Abstract: We take a unified view of network coding and decentralized control. Precisely speaking, we consider both as linear time-invariant systems by appropriately restricting channels and coding schemes of network coding to be linear time-invariant, and the plant and controllers of decentralized control to be linear time-invariant as well. First, we apply linear system theory to network coding. This gives a novel way of converting an arbitrary relay network to an equivalent acyclic single-hop relay network, which we call Network Linearization. Based on network linearization, we prove that the fundamental design limit, mincut, is achievable by a linear time-invariant network-coding scheme regardless of the network topology.
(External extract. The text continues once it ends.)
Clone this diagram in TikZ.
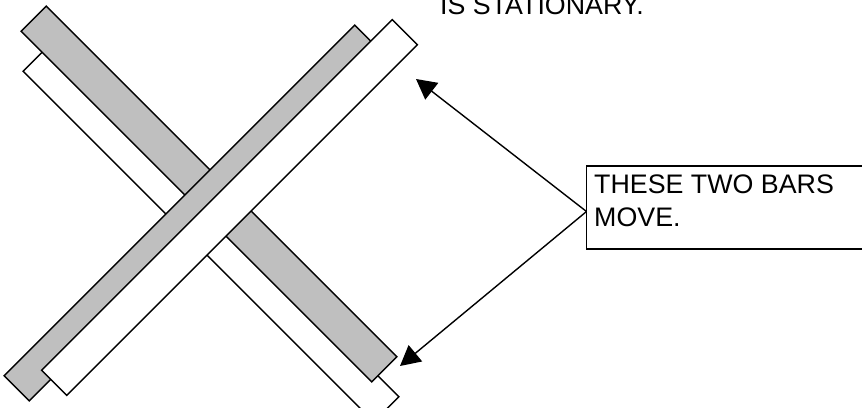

Then, we use the network-coding to view decentralized linear systems. We argue that linear time-invariant controllers in a decentralized linear system "communicate" via linear network coding to stabilize the plant. To justify this argument, we give an algorithm to "externalize" the implicit communication between the controllers that we believe must be occurring to stabilize the plant. Based on this, we show that the stabilizability condition for decentralized linear systems comes from an underlying communication limit, which can be described by the algebraic mincut-maxflow theorem. With this re-interpretation in hand, we also consider stabilizability over LTI networks to emphasize the connection with network coding. In particular, in broadcast and unicast problems, unintended messages at the receivers will be modeled as secrecy constraints.